Body mass in younger and older adulthood, and weight gain between these periods of life, may influence a man's risk for prostate cancer. This risk varies among different ethnic populations, according to results of a study in Cancer Epidemiology, Biomarkers & Prevention, a journal of the American Association for Cancer Research.
"The relationship of certain characteristics, such as body size, with cancer risk may vary across ethnic groups due to the combined influence of both genes and lifestyle," said lead researcher Brenda Y. Hernandez, Ph.D., M.P.H., assistant professor at the Cancer Research Center of Hawaii, University of Hawaii.
Obesity is a risk factor for common cancers like colorectal cancer and breast cancer in post-menopausal women. However, the influence of body size on prostate cancer risk is not entirely understood. Hernandez and colleagues examined this relationship in a multiethnic population consisting of blacks, Japanese, Hispanics, Native Hawaiians and whites, and compared differences among age groups. They used the Multiethnic Cohort, a longitudinal study of men aged 45 to 75 years old established in Hawaii and California from 1993 to 1996.
Results showed that of the 83,879 men who participated in this study, 5,554 were diagnosed with prostate cancer. Overall, men who were overweight or obese by age 21 had a decreased risk of localized and low-grade prostate cancer, according to Hernandez.

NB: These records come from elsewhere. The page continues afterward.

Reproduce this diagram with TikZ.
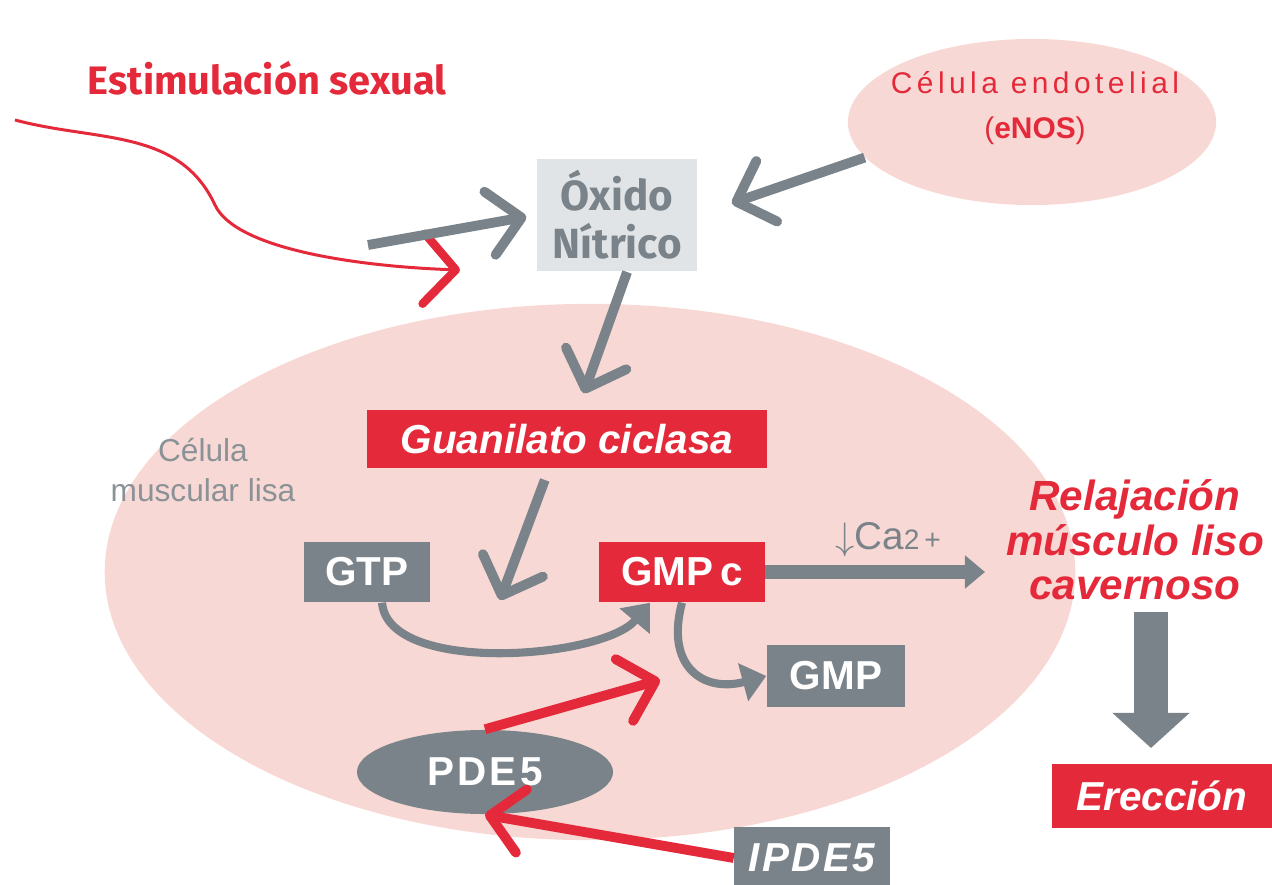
\documentclass[tikz,border=0pt]{standalone}
\usepackage{fontspec}
\setmainfont{Liberation Sans}
\newfontfamily\firafont{Fira Sans}
\usetikzlibrary{positioning}
\usetikzlibrary{shapes.geometric}
\usetikzlibrary{calc}
\usetikzlibrary{arrows.meta}
\definecolor{vred}{HTML}{E42A3A}
\definecolor{vgray}{HTML}{7A8389}
\definecolor{vlight}{HTML}{E1E4E6}
\definecolor{vpink}{HTML}{F8D8D4}
\definecolor{vtext}{HTML}{8B9297}
\tikzset{
    cell/.style = {ellipse, fill=vpink, inner sep=0pt},
    redbox/.style = {rectangle, fill=vred, text=white, inner sep=0pt},
    graybox/.style = {rectangle, fill=vgray, text=white, inner sep=0pt},
    boxfont/.style = {font=\fontsize{11.5}{13}\selectfont\bfseries},
    boxitfont/.style = {font=\fontsize{11.5}{13}\selectfont\bfseries\itshape},
    grayarrow/.style = {draw=vgray, line width=2.8pt, -{Straight Barb[length=3.2mm,width=6.4mm,round]}},
    redarrow/.style = {draw=vred, line width=2.8pt, -{Straight Barb[length=3.2mm,width=6.4mm,round]}},
    bentarrow/.style = {draw=vgray, line width=2.3pt, -{Triangle[length=2.4mm,width=3.8mm]}}}
\begin{document}
\begin{tikzpicture}[x=0.01cm, y=0.01cm]
    \useasboundingbox (0,0) rectangle (1272,884);
    % the two cells
    \node[cell, minimum width=9.7cm, minimum height=5.36cm] (muscle) at (590,312) {};
    \node[cell, minimum width=3.68cm, minimum height=1.66cm] (endo) at (1032,762) {};
    \path (1035,776) node[text=vred, align=center, font=\fontsize{8.5}{12.8}\selectfont] (endotext) {{\addfontfeature{LetterSpace=15}Célula endotelial}\\(\textbf{eNOS})}
        (267,806) node[text=vred, font=\firafont\fontsize{11.3}{13}\selectfont\bfseries] (stim) {Estimulación sexual}
        (617,669) node[rectangle, fill=vlight, text=vgray, minimum width=1.6cm, minimum height=1.1cm, align=center, font=\firafont\fontsize{12}{13.7}\selectfont\bfseries] (oxido) {Óxido\\Nítrico}
        (567,445) node[redbox, boxitfont, minimum width=4cm, minimum height=0.58cm] (guan) {Guanilato ciclasa}
        (203,414) node[text=vtext, align=center, font=\fontsize{9}{11.4}\selectfont] (musclelabel) {Célula\\muscular lisa}
        (367,312) node[graybox, boxfont, minimum width=1.25cm, minimum height=0.6cm] (gtp) {GTP}
        (682,312) node[redbox, boxfont, minimum width=1.65cm, minimum height=0.6cm] (gmpc) {GMP\,c}
        (836,208) node[graybox, boxfont, minimum width=1.38cm, minimum height=0.62cm] (gmp) {GMP}
        (888,344) node[text=vgray, font=\fontsize{11}{13}\selectfont] (ca) {$\downarrow$Ca{\fontsize{8}{9}\selectfont 2\,+}}
        (1135,344) node[text=vred, align=center, font=\fontsize{12}{12.6}\selectfont\bfseries\itshape] (relax) {Relajación\\músculo liso\\cavernoso}
        (1162,88) node[redbox, boxitfont, minimum width=2.2cm, minimum height=0.63cm] (erec) {Erección}
        (485,112) node[ellipse, fill=vgray, text=white, inner sep=0pt, minimum width=2.56cm, minimum height=0.84cm, boxfont] (pde) {\addfontfeature{LetterSpace=8}PDE5}
        (812,26) node[graybox, boxitfont, minimum width=1.55cm, minimum height=0.62cm] (ipde) {\addfontfeature{LetterSpace=6}IPDE5};
    % free ends
    \coordinate (stimstart) at (15,764);
    \coordinate (stimbend) at (215,679);
    \coordinate (stimend) at (460,614);
    \coordinate (nostart) at (368,639);
    \coordinate (react) at (500,284);
    \coordinate (hydro) at (660,204);
    \coordinate (caend) at (985,312);
    \coordinate (blocktip) at (1151,136);
    \draw[draw=vred, line width=0.85pt, -{Straight Barb[length=3.2mm,width=7mm,line width=2.4pt,round]}]
        (stimstart) to [out=-15,in=115] (stimbend) to [out=-65,in=178,out looseness=0.5] (stimend);
    \draw[grayarrow, shorten >=1mm] (nostart) -- (oxido.west);
    \draw[grayarrow, shorten >=3.6mm] (endo.192) -- (oxido.east);
    \draw[grayarrow, shorten >=1.7mm] (oxido.-80) -- ($(guan.north)+(11,0)$);
    \draw[grayarrow, shorten <=1.2mm] ($(guan.south)+(-18,0)$) -- (react);
    \draw[bentarrow] ($(gtp.south)+(15,0)$) to [out=-85,in=-130,looseness=0.7] ($(gmpc.south)+(-32,0)$);
    \draw[bentarrow] (gmpc.south) to [out=-105,in=195,looseness=1.5] (gmp.west);
    \draw[draw=vgray, line width=4pt, -{Triangle[length=2mm,width=3.2mm]}] (gmpc.east) -- (caend);
    \draw[draw=vgray, line width=0.33cm, -{Triangle[length=0.35cm,width=0.75cm]}] (blocktip |- relax.south) -- (blocktip);
    \draw[redarrow] (pde.north) -- (hydro);
    \draw[redarrow] (ipde.west) -- (pde.south);
\end{tikzpicture}
\end{document}
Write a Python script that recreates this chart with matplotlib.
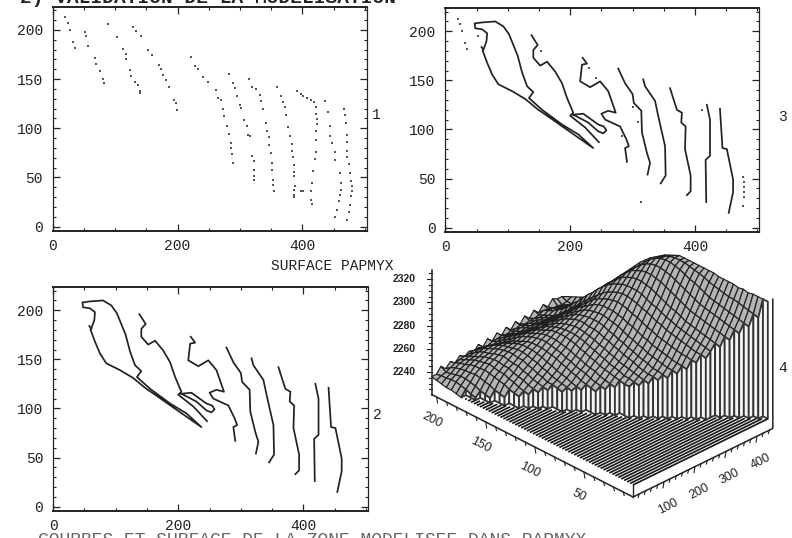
import numpy as np
import matplotlib
matplotlib.use('Agg')
import matplotlib.pyplot as plt
from matplotlib.collections import PolyCollection, LineCollection

plt.rcParams['font.family'] = ['Liberation Mono', 'DejaVu Sans Mono']

INK = '#222222'

# level curves, panels 2 and 3 (x values then y values)
curve_a_x = [58,61,66,67,59,48,47,59,80,93,102,109,116,123,131,141,134,155,187,213,237,219,192,163,149,128,107,85,75,67,60]
curve_a_y = [184,181,190,198,202,203,208,209,210,205,197,186,175,158,144,138,132,120,105,95,81,89,101,114,120,131,139,146,156,168,180]
curve_b_x = [138,148,141,141,152,163,176,187,195,205,200,224,246]
curve_b_y = [196,186,181,173,165,169,159,147,132,117,114,102,87]
curve_c_x = [220,227,219,216,232,248,261,273,261,250,256,280,290,294,288,291]
curve_c_y = [173,167,166,149,143,149,139,117,119,116,110,103,90,83,81,67]
curve_d_x = [205,221,245,254,258,253,245,229,211,205]
curve_d_y = [115,116,105,103,99,96,98,107,113,115]
curve_e_x = [277,288,300,302,314,315,323,328,324]
curve_e_y = [162,147,136,127,119,97,76,66,54]
curve_f_x = [317,320,336,341,352,353,345]
curve_f_y = [151,144,129,114,83,53,45]
curve_g_x = [360,371,379,378,385,384,393,393,387]
curve_g_y = [142,120,117,107,103,80,53,37,33]
curve_h_x = [419,424,424,417,418]
curve_h_y = [125,110,73,69,26]
curve_i_x = [440,444,451,461,461,454]
curve_i_y = [121,81,80,49,36,15]

# scanned points, panel 1
dots_x = [20,24,27,32,35, 51,54,57, 67,70,75,80,82,
          89,103,113,118,118,124,126,132,137,140,140, 128,134,141,
          153,159,171,174,177,181,187,194,197,199,
          221,228,233,240,249,262,265,269,273,274,280,282,285,286,287,289,
          283,289,292,296,300,302,307,311,313,316,320,322,323,323,322,
          314,319,326,332,334,337,341,344,347,347,350,351,352,353,353,355,
          359,365,369,372,374,377,380,383,384,385,387,387,387,388,387,387,387,
          392,397,401,407,413,419,422,422,423,423, 397,401,
          422,422,421,420,417,415,413,414,416,
          437,441,444,445,447,452,453,460,462,462,461,459,455,453,
          466,468,470,471,471,471,472,474,476,478,479,479,478,477,475,472]
dots_y = [213,207,200,188,182, 198,194,184, 171,165,158,150,146,
          206,193,181,176,170,159,153,147,144,138,136, 203,199,194,
          180,175,164,160,154,149,142,129,126,119,
          173,163,160,152,147,139,131,129,120,112,102,94,85,80,74,65,
          155,146,141,133,124,121,108,102,93,92,72,67,58,51,47,
          150,142,140,134,128,120,105,97,91,83,75,65,58,47,42,36,
          142,133,127,122,114,101,92,84,77,71,63,56,51,41,37,32,30,
          138,135,133,131,129,127,122,115,109,104, 36,36,
          97,88,76,69,57,44,36,27,23,
          128,117,102,92,85,76,68,54,44,37,32,26,17,10,
          120,114,105,93,86,77,71,64,54,46,41,36,31,22,15,7]

# points left over in panel 3
extra_x = [20,24,27,32,35,52,153,230,242,283,301,308,314,411,477,478,479,479,478,477]
extra_y = [213,207,200,188,182,195,180,163,152,93,123,108,26,120,52,46,41,36,31,22]

# surface 4: one list per x, heights above z_base, going up in y from y_start to 205 by 5
z_base = 2200
y_step = 5
x_grid = [0,15,30,45,60,75,90,105,120,135,150,165,180,195,210,225,240,255,270,285,300,315,330,345,360,375,390,405,420,435]
y_start = [175,165,155,145,135,130,125,120,110,105,100,90,85,80,70,65,60,55,50,45,40,35,30,30,25,20,15,10,5,0]
z_cols = [
 [31,32,33,33,34,35,36],
 [33,34,36,37,38,38,37,37,36],
 [35,36,37,39,40,41,41,40,39,38,41],
 [38,39,40,42,43,44,45,44,44,43,42,40,37],
 [41,42,43,45,46,47,48,49,48,48,47,45,44,42,41],
 [43,44,45,47,48,50,50,51,52,51,50,49,47,45,43,38],
 [45,46,47,49,50,51,53,53,54,54,53,52,50,48,46,44,42],
 [47,48,49,50,52,53,55,55,56,57,56,55,53,52,50,47,44,39],
 [48,49,50,50,52,53,55,56,58,58,59,59,58,57,55,53,51,48,45,42],
 [49,50,51,52,53,55,56,58,59,60,61,61,60,59,58,56,54,51,48,45,39],
 [50,51,52,54,55,56,58,59,61,62,63,63,63,62,60,58,56,53,50,47,44,44],
 [51,52,53,54,56,57,59,60,62,63,64,65,65,65,64,62,60,58,55,52,49,46,43,40],
 [53,54,55,56,58,59,60,62,63,65,66,67,68,68,67,66,64,62,59,56,53,50,47,45,45],
 [55,56,57,58,60,61,62,64,65,67,68,69,70,70,70,69,67,65,63,60,57,54,51,48,45,41],
 [58,58,59,60,61,62,63,65,66,68,69,71,72,73,73,73,72,70,68,66,63,60,57,54,51,48,46,46],
 [59,60,61,61,63,64,65,67,68,70,71,73,74,75,75,75,74,73,71,69,66,63,60,57,53,50,48,45,42],
 [61,62,63,64,65,66,67,69,70,72,73,75,76,77,78,78,77,76,74,72,69,66,62,59,56,53,50,48,46,47],
 [64,65,65,66,67,69,70,71,73,74,76,77,79,80,80,81,81,80,78,76,73,70,67,63,60,56,53,51,49,46,43],
 [66,67,68,68,70,71,72,74,75,77,78,80,81,83,84,84,84,83,82,80,77,74,71,67,64,60,57,54,51,49,47,48],
 [70,71,71,72,73,74,75,77,78,80,81,83,85,86,87,88,88,87,86,84,81,78,75,72,68,64,61,57,54,51,49,46,44],
 [74,75,75,76,77,78,79,80,82,83,85,87,88,90,91,92,92,92,91,89,86,83,80,76,72,69,65,61,57,54,52,49,47,49],
 [80,80,81,81,82,83,84,85,86,88,89,91,93,94,96,97,98,97,96,94,92,89,85,81,77,73,69,65,61,57,54,52,50,47,45],
 [84,85,85,86,87,88,89,90,91,93,94,96,98,99,101,102,103,103,102,100,98,95,91,87,83,79,74,70,65,61,57,54,52,50,48,50],
 [88,89,90,91,92,93,94,95,97,98,100,102,103,105,107,108,108,108,107,105,103,100,96,92,87,83,78,73,69,64,60,57,54,52,50,46],
 [92,93,94,95,96,97,98,99,101,103,104,106,108,110,112,113,114,114,113,111,109,105,101,97,92,87,82,77,72,67,63,59,56,54,52,49,51],
 [98,99,100,101,102,103,104,105,106,108,110,112,114,116,118,119,120,120,119,117,115,111,107,102,97,92,87,81,76,71,66,62,58,55,53,51,48,47],
 [104,105,106,107,108,109,110,111,112,114,116,118,120,122,124,125,126,126,125,123,120,116,112,107,102,96,91,85,80,74,69,64,60,57,54,52,50,48,52],
 [110,111,112,113,114,115,116,117,118,120,122,124,125,127,129,130,131,131,130,128,125,121,116,111,105,100,94,88,83,77,72,67,62,58,55,53,51,49,47,50],
 [118,119,120,121,122,123,123,124,125,126,127,129,130,131,132,133,133,133,132,130,127,122,118,112,107,101,95,89,83,78,73,68,63,59,56,54,52,50,48,48,50],
 [132,132,132,132,131,132,131,132,132,132,132,133,133,133,133,133,133,133,133,131,129,127,124,121,118,114,110,105,100,95,90,85,80,75,70,65,60,56,54,52,50,48],
]

W, H = 792, 538
fig = plt.figure(figsize=(W/100, H/100), dpi=100)


def axesFromPixels(left, right, top, bottom):
    return fig.add_axes([left/W, 1-bottom/H, (right-left)/W, (bottom-top)/H])


def drawFrame(left, right, top, bottom):
    ax = axesFromPixels(left, right, top, bottom)
    ax.set_xlim(0, 503)
    ax.set_ylim(-4.5, 223.7)
    ax.set_xticks([0, 200, 400])
    ax.set_xticks(range(0, 501, 50), minor=True)
    ax.set_yticks([0, 50, 100, 150, 200])
    ax.set_yticks(range(0, 221, 10), minor=True)
    ax.tick_params(which='major', direction='in', top=True, right=True, length=5, width=0.9, color=INK,
                   labelsize=10.5, labelcolor=INK)
    ax.tick_params(which='minor', direction='in', top=True, right=True, length=2.5, width=0.8, color=INK)
    ax.tick_params(axis='x', which='major', pad=6)
    ax.tick_params(axis='y', which='major', pad=7)
    for side in ['top', 'bottom']:
        ax.spines[side].set_linewidth(1.4)
        ax.spines[side].set_color(INK)
    for side in ['left', 'right']:
        ax.spines[side].set_linewidth(0.9)
        ax.spines[side].set_color(INK)
    return ax


def drawCurves(ax):
    curves = [(curve_a_x, curve_a_y), (curve_b_x, curve_b_y), (curve_c_x, curve_c_y),
              (curve_d_x, curve_d_y), (curve_e_x, curve_e_y), (curve_f_x, curve_f_y),
              (curve_g_x, curve_g_y), (curve_h_x, curve_h_y), (curve_i_x, curve_i_y)]
    for cx, cy in curves:
        ax.plot(cx, cy, color=INK, lw=1.25, solid_joinstyle='round')


ax1 = drawFrame(52.7, 366.7, 6.7, 231)
ax1.scatter(dots_x, dots_y, s=1.3, color='#555555', marker='s', linewidths=0)

ax3 = drawFrame(445.3, 759.3, 8, 232)
drawCurves(ax3)
ax3.scatter(extra_x, extra_y, s=1.2, color='#555555', marker='s', linewidths=0)

ax2 = drawFrame(53, 368, 287, 511)
drawCurves(ax2)

# surface panel: oblique projection onto pixel coordinates
ax4 = axesFromPixels(385, 792, 250, 530)
ax4.set_xlim(385, 792)
ax4.set_ylim(530, 250)
ax4.axis('off')

Z_BOX = 2220.6
Z_FLOOR = 2231


def project(x, y, z):
    sx = 633 + 0.31*np.asarray(x) - 0.982*np.asarray(y)
    sy = 497 - 0.152*np.asarray(x) - 0.5*np.asarray(y) - 1.16*(np.asarray(z)-Z_BOX)
    return sx, sy


def node(i, k):
    # height of column i at row y, None when the row is outside the surface
    y = k*y_step
    j = (y - y_start[i])//y_step
    if j < 0 or j >= len(z_cols[i]):
        return None
    return z_base + z_cols[i][j]


# floor hatching
segs = []
for y in np.arange(0, y_start[0], 3):
    xb = np.interp(y, y_start[::-1], x_grid[::-1])
    sx, sy = project([0, xb], [y, y], [Z_FLOOR, Z_FLOOR])
    segs.append(list(zip(sx, sy)))
ax4.add_collection(LineCollection(segs, colors='#1a1a1a', linewidths=1.25))

# mesh, far cells first
cells = []
n_rows = 205//y_step
for i in range(len(x_grid)-1):
    for k in range(n_rows):
        zs = [node(i, k), node(i+1, k), node(i+1, k+1), node(i, k+1)]
        if None in zs:
            continue
        xs = [x_grid[i], x_grid[i+1], x_grid[i+1], x_grid[i]]
        ys = [k*y_step, k*y_step, (k+1)*y_step, (k+1)*y_step]
        sx, sy = project(xs, ys, zs)
        depth = project(xs[0], ys[0], Z_BOX)[1]
        cells.append((depth, list(zip(sx, sy))))
cells.sort(key=lambda c: c[0])
ax4.add_collection(PolyCollection([c[1] for c in cells], facecolors='#b4b4b4', edgecolors='#1f1f1f', linewidths=0.85))

# curtain along the low edge of the surface
edge = [(0, y_start[0])]
for i in range(1, len(x_grid)):
    y = y_start[i-1]
    while y >= y_start[i]:
        if node(i, y//y_step) is not None:
            edge.append((i, y))
        y -= y_step
curtain = []
for (i0, y0), (i1, y1) in zip(edge[:-1], edge[1:]):
    z0 = node(i0, y0//y_step)
    z1 = node(i1, y1//y_step)
    xs = [x_grid[i0], x_grid[i1], x_grid[i1], x_grid[i0]]
    ys = [y0, y1, y1, y0]
    sx, sy = project(xs, ys, [z0, z1, Z_FLOOR, Z_FLOOR])
    curtain.append(list(zip(sx, sy)))
ax4.add_collection(PolyCollection(curtain, facecolors='#f4f4f4', edgecolors='#333333', linewidths=1.3))

# box and axes
sx, sy = project([0, 0, 0, 451, 451], [205, 0, 0, 0, 0], [Z_BOX, Z_BOX, Z_FLOOR, Z_BOX, 2332])
ax4.plot([sx[0], sx[1], sx[3], sx[4]], [sy[0], sy[1], sy[3], sy[4]], color=INK, lw=1.1)
ax4.plot([sx[1], sx[2]], [sy[1], sy[2]], color=INK, lw=1.0)
sx, sy = project([0, 0], [205, 205], [Z_BOX, 2328])
ax4.plot(sx, sy, color=INK, lw=1.1)

for z in np.arange(2225, 2326, 5):
    sx, sy = project(0, 205, z)
    major = z % 20 == 0
    ax4.plot([sx-(5 if major else 3), sx], [sy, sy], color=INK, lw=0.8)
    if major:
        ax4.text(sx-16, sy, str(z), ha='right', va='center', fontsize=7.5, color=INK,
                 family=['Liberation Sans', 'DejaVu Sans'], fontweight='bold')

for x in range(20, 441, 20):
    sx, sy = project(x, 0, Z_BOX)
    ax4.plot([sx, sx-1], [sy, sy+(6 if x % 100 == 0 else 3.5)], color=INK, lw=0.8)
    if x % 100 == 0:
        ax4.text(sx+4, sy+25, str(x), ha='center', va='center', rotation=27, fontsize=9, color=INK,
                 family=['Liberation Sans', 'DejaVu Sans'])

for y in range(10, 201, 10):
    sx, sy = project(0, y, Z_BOX)
    ax4.plot([sx, sx+1], [sy, sy+(6 if y % 50 == 0 else 3.5)], color=INK, lw=0.8)
    if y % 50 == 0:
        ax4.text(sx-5, sy+23, str(y), ha='center', va='center', rotation=-27, fontsize=9, color=INK,
                 family=['Liberation Sans', 'DejaVu Sans'])

# panel numbers and captions
for label, px, py in [('1', 376, 115), ('3', 782, 117), ('2', 377, 415), ('4', 783, 368)]:
    fig.text(px/W, 1-py/H, label, ha='center', va='center', fontsize=10.5, color=INK)
fig.text(332/W, 1-266/H, 'SURFACE PAPMYX', ha='center', va='center', fontsize=10.5, color=INK)
fig.text(20/W, 1-3/H, '2) VALIDATION DE LA MODELISATION', ha='left', va='baseline', fontsize=14, color=INK, fontweight='bold')
fig.text(38/W, 1-545/H, 'COURBES ET SURFACE DE LA ZONE MODELISEE DANS PAPMYX', ha='left', va='baseline', fontsize=13, color='#666666')

fig.savefig('out.png', dpi=100)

Being overweight in older adulthood was associated with increased risk of prostate cancer among white and Native Hawaiian men, but a decreased risk among Japanese men. Excessive weight gain between younger and older adulthood increased the risk of advanced and high-grade prostate cancers in white men and increased the risk of localized and low-grade disease in black men, but decreased the risk of localized prostate cancer in Japanese men.
"Readers of Cancer Epidemiology, Biomarkers & Prevention might initially look at these results and discount them for being inconsistent across the racial/ethnic groups, but they should not," said Elizabeth A. Platz, Sc.D., M.P.H., associate professor of epidemiology at the Johns Hopkins Bloomberg School of Public Health, Baltimore.